Raw data
--------
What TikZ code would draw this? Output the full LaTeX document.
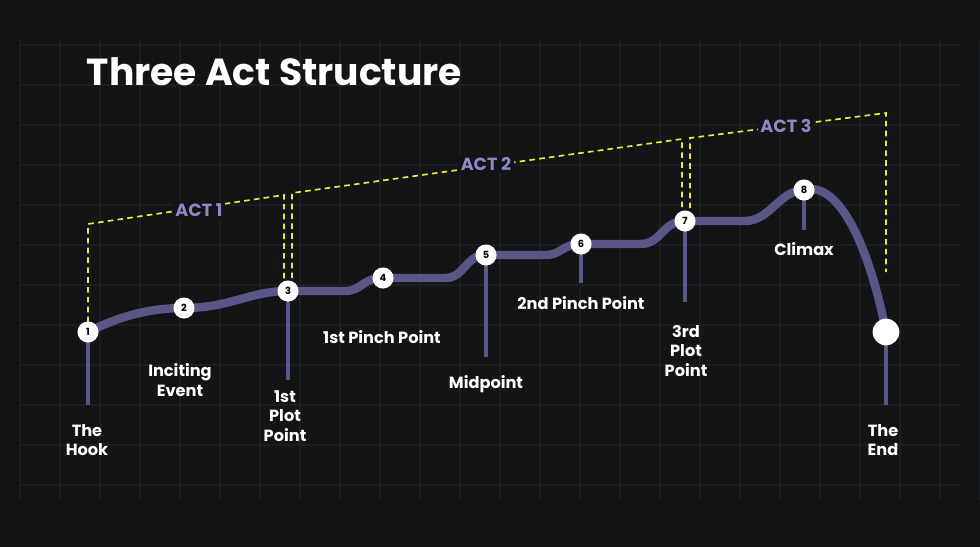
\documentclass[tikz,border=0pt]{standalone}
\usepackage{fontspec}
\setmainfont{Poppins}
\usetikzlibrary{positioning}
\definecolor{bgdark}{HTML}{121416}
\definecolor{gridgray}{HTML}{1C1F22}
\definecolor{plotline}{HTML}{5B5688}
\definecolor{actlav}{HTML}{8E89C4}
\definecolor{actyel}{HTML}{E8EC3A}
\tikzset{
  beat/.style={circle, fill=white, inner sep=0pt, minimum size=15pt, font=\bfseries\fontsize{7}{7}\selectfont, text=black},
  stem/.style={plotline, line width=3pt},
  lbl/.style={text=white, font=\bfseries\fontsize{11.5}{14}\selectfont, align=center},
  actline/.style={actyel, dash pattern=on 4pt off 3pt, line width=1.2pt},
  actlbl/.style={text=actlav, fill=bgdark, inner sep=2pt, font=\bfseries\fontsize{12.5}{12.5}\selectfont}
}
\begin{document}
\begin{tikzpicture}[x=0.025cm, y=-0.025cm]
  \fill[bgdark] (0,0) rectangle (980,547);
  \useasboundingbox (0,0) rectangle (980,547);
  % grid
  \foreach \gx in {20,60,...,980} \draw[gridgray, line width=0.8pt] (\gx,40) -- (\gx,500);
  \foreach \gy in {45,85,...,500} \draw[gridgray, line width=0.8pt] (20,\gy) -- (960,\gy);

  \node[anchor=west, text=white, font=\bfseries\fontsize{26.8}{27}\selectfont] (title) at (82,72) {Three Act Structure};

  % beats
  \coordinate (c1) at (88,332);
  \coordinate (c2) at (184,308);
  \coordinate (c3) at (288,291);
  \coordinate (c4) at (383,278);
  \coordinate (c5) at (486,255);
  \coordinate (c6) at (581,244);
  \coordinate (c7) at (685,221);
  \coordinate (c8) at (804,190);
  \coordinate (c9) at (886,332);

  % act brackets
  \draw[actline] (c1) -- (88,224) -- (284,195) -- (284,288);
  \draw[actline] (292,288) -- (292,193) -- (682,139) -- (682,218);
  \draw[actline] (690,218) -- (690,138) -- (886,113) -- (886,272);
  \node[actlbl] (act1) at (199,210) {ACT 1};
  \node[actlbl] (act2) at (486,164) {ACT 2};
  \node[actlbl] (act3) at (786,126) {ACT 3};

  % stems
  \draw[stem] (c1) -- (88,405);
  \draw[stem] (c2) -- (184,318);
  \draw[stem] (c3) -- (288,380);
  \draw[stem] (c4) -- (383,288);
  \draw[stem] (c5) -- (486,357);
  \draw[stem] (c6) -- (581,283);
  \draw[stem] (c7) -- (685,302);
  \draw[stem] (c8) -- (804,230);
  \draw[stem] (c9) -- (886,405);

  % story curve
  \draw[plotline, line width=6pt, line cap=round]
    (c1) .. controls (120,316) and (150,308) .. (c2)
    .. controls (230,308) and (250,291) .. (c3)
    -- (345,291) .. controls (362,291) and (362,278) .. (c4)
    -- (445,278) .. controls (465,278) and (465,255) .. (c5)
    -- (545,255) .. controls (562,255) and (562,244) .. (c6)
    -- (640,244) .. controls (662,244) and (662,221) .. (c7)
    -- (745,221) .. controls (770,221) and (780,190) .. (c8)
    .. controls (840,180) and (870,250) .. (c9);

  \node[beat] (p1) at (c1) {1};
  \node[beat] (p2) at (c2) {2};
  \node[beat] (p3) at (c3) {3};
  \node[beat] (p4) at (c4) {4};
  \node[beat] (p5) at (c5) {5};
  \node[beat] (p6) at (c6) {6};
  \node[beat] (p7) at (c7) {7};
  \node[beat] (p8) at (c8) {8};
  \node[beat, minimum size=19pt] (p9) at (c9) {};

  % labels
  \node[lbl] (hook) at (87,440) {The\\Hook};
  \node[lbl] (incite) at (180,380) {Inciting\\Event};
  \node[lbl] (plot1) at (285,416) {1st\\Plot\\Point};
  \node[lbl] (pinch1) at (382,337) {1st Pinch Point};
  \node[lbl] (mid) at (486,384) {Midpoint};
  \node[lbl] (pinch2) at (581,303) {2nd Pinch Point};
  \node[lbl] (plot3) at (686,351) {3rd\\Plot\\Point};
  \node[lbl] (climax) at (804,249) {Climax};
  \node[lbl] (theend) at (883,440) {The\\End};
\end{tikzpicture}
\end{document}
--------
The listing above needs to be output again exactly. Don't include the pictures.

What TikZ code would draw this? Output the full LaTeX document.
\documentclass[tikz,border=0pt]{standalone}
\usepackage{fontspec}
\setmainfont{Poppins}
\usetikzlibrary{positioning}
\definecolor{bgdark}{HTML}{121416}
\definecolor{gridgray}{HTML}{1C1F22}
\definecolor{plotline}{HTML}{5B5688}
\definecolor{actlav}{HTML}{8E89C4}
\definecolor{actyel}{HTML}{E8EC3A}
\tikzset{
  beat/.style={circle, fill=white, inner sep=0pt, minimum size=15pt, font=\bfseries\fontsize{7}{7}\selectfont, text=black},
  stem/.style={plotline, line width=3pt},
  lbl/.style={text=white, font=\bfseries\fontsize{11.5}{14}\selectfont, align=center},
  actline/.style={actyel, dash pattern=on 4pt off 3pt, line width=1.2pt},
  actlbl/.style={text=actlav, fill=bgdark, inner sep=2pt, font=\bfseries\fontsize{12.5}{12.5}\selectfont}
}
\begin{document}
\begin{tikzpicture}[x=0.025cm, y=-0.025cm]
  \fill[bgdark] (0,0) rectangle (980,547);
  \useasboundingbox (0,0) rectangle (980,547);
  % grid
  \foreach \gx in {20,60,...,980} \draw[gridgray, line width=0.8pt] (\gx,40) -- (\gx,500);
  \foreach \gy in {45,85,...,500} \draw[gridgray, line width=0.8pt] (20,\gy) -- (960,\gy);

  \node[anchor=west, text=white, font=\bfseries\fontsize{26.8}{27}\selectfont] (title) at (82,72) {Three Act Structure};

  % beats
  \coordinate (c1) at (88,332);
  \coordinate (c2) at (184,308);
  \coordinate (c3) at (288,291);
  \coordinate (c4) at (383,278);
  \coordinate (c5) at (486,255);
  \coordinate (c6) at (581,244);
  \coordinate (c7) at (685,221);
  \coordinate (c8) at (804,190);
  \coordinate (c9) at (886,332);

  % act brackets
  \draw[actline] (c1) -- (88,224) -- (284,195) -- (284,288);
  \draw[actline] (292,288) -- (292,193) -- (682,139) -- (682,218);
  \draw[actline] (690,218) -- (690,138) -- (886,113) -- (886,272);
  \node[actlbl] (act1) at (199,210) {ACT 1};
  \node[actlbl] (act2) at (486,164) {ACT 2};
  \node[actlbl] (act3) at (786,126) {ACT 3};

  % stems
  \draw[stem] (c1) -- (88,405);
  \draw[stem] (c2) -- (184,318);
  \draw[stem] (c3) -- (288,380);
  \draw[stem] (c4) -- (383,288);
  \draw[stem] (c5) -- (486,357);
  \draw[stem] (c6) -- (581,283);
  \draw[stem] (c7) -- (685,302);
  \draw[stem] (c8) -- (804,230);
  \draw[stem] (c9) -- (886,405);

  % story curve
  \draw[plotline, line width=6pt, line cap=round]
    (c1) .. controls (120,316) and (150,308) .. (c2)
    .. controls (230,308) and (250,291) .. (c3)
    -- (345,291) .. controls (362,291) and (362,278) .. (c4)
    -- (445,278) .. controls (465,278) and (465,255) .. (c5)
    -- (545,255) .. controls (562,255) and (562,244) .. (c6)
    -- (640,244) .. controls (662,244) and (662,221) .. (c7)
    -- (745,221) .. controls (770,221) and (780,190) .. (c8)
    .. controls (840,180) and (870,250) .. (c9);

  \node[beat] (p1) at (c1) {1};
  \node[beat] (p2) at (c2) {2};
  \node[beat] (p3) at (c3) {3};
  \node[beat] (p4) at (c4) {4};
  \node[beat] (p5) at (c5) {5};
  \node[beat] (p6) at (c6) {6};
  \node[beat] (p7) at (c7) {7};
  \node[beat] (p8) at (c8) {8};
  \node[beat, minimum size=19pt] (p9) at (c9) {};

  % labels
  \node[lbl] (hook) at (87,440) {The\\Hook};
  \node[lbl] (incite) at (180,380) {Inciting\\Event};
  \node[lbl] (plot1) at (285,416) {1st\\Plot\\Point};
  \node[lbl] (pinch1) at (382,337) {1st Pinch Point};
  \node[lbl] (mid) at (486,384) {Midpoint};
  \node[lbl] (pinch2) at (581,303) {2nd Pinch Point};
  \node[lbl] (plot3) at (686,351) {3rd\\Plot\\Point};
  \node[lbl] (climax) at (804,249) {Climax};
  \node[lbl] (theend) at (883,440) {The\\End};
\end{tikzpicture}
\end{document}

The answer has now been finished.